Gesù sceglie di abitare, di condividere tutto, con questi abitanti, porta la luce, dona testimonianza. La nostra fede deve uscire dalle nostre chiese, Dio è stanco di essere venerato nei tabernacoli e di non riuscire ad entrare nelle nostre quotidianità, stufo di essere tirato in ballo nei momenti “sacri” ed essere estromesso dai luoghi dell’economia, della politica, del divertimento, della cultura. I discepoli si radunano ogni domenica per gioire nel Signore e trovare forza per diventare capaci di dire Cristo nel quotidiano, nel vissuto, nel vero di ciascuno, una volta usciti di chiesa.
Convertitevi
E l’annuncio è bruciante: “Convertitevi perché il Regno si è fatto vicino”. Sì, così scrive Matteo: è il Regno ad essersi avvicinato, è lui, Dio, che prende l’iniziativa, a noi di accorgerci, di girare lo sguardo (convertirsi, appunto). Dio non esordisce con qualche reprimenda morale, con qualche sensato discorso teso a suscitare pentimento e cambiamento di condotta. Lui, lui per primo si offre, si dona, rischia. Dice: “Io ti sono vicino, non te ne accorgi?” Accorgersi significa davvero mollare tutto, lasciar andare i molti affari, le molte cose, per recuperare l’essenziale, come Pietro, come Andrea, che diventano – finalmente – pescatori di uomini. Il Regno è la consapevolezza della presenza entusiasmante e sorridente di Dio. Il Regno è là dove Dio regna, dove lui è al centro. E la Chiesa, comunità di chiamati e di discepoli appartiene al regno anche se non lo esaurisce.

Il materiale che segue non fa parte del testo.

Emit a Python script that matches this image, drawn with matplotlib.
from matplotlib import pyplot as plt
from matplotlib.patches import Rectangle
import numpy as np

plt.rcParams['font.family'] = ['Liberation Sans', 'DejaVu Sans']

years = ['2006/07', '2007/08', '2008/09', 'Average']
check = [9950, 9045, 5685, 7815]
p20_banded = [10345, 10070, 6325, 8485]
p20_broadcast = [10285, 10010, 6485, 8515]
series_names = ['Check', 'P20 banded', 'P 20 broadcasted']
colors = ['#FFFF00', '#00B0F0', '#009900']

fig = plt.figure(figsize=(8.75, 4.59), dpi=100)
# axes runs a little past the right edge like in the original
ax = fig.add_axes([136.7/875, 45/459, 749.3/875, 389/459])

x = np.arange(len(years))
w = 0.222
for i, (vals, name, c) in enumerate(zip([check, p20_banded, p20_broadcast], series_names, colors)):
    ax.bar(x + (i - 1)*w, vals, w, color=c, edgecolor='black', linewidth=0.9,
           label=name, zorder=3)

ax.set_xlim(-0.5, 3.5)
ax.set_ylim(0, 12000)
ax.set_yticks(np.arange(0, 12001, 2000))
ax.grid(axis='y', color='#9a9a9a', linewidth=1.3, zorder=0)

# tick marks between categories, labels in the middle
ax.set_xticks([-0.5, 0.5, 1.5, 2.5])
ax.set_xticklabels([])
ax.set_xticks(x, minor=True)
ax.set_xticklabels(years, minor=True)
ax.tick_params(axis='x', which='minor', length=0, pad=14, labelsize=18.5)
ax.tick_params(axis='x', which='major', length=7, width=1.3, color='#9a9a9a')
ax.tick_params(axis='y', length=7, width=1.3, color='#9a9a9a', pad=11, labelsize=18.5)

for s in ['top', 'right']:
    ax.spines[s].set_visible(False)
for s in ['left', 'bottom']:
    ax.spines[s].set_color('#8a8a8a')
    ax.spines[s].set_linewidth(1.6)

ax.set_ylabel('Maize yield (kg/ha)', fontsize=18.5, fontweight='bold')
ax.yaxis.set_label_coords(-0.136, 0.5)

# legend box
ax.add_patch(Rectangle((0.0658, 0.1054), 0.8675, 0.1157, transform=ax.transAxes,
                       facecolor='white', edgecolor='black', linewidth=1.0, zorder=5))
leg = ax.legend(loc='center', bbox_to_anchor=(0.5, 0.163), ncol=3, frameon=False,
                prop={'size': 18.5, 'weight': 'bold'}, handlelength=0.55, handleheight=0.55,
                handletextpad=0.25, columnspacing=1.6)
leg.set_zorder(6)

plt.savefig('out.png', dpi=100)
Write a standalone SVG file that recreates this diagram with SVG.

A Zabulon e Neftali siamo chiamati a dire: “Dio ti è vicino”. Non hai nessun merito perché ciò accada: è iniziativa libera di Dio, tu, allarga il cuore.
Rilassatevi, discepoli che prestate un difficile servizio ecclesiale con i ragazzi o con le coppie, tranquilli, amici che vi giocate nel sociale, là dove l’uomo è meno uomo e dove il dolore domina: il Regno, lui si avvicina. Non dobbiamo salvare il mondo, confratelli preti, è già salvo! È che non lo sa di essere salvo. E vive nella disperazione.
A noi di renderlo presente, questo Regno, a noi di vivere da salvati, a noi di diventare uomini-sandwich del Regno, farne pubblicità, vivere nella luce in mezzo alle tenebre che avvolgono Neftali e Zabulon.
Pescatori di umanità
Per annunciare che il Regno è vicino, Dio ha bisogno di noi, proprio là dove siamo.
Chiamati a fare esperienza di fraternità (la parola “fratello” viene ripetuta quattro volte di tre versetti!), possiamo lasciare le reti che ci trattengono (paure, affari, logica mondana) per diventare pescatori di uomini e di umanità. Siamo chiamati a tirar fuori da noi stessi e dagli altri tutta l’umanità che Dio ha seminato nei nostri cuori.
I cristiani non sono a parte, non migliori, né diversi: hanno lasciato uscire dal loro cuore l’aspetto più autentico dell’uomo. E ogni uomo è chiamato a fare un’esperienza di comunione e di autentica umanità.
Capiamo allora l’energica protesta di Paolo (e poi ci lamentiamo del brutto carattere di certi cristiani!), che ammonisce le sue comunità a non diventare degli “ultras” da stadio…Ogni esperienza (movimento, parrocchia, spiritualità) è strumento e non esaurisce il Regno, il Regno è oltre, cominciamo a farne parte che va già bene…
Lasciamo le reti che ci trattengono, i pregiudizi e le paure che ci tengono legati, le incomprensioni che ci impediscono di essere e raccontare il Regno, abbiamo ben di meglio da fare!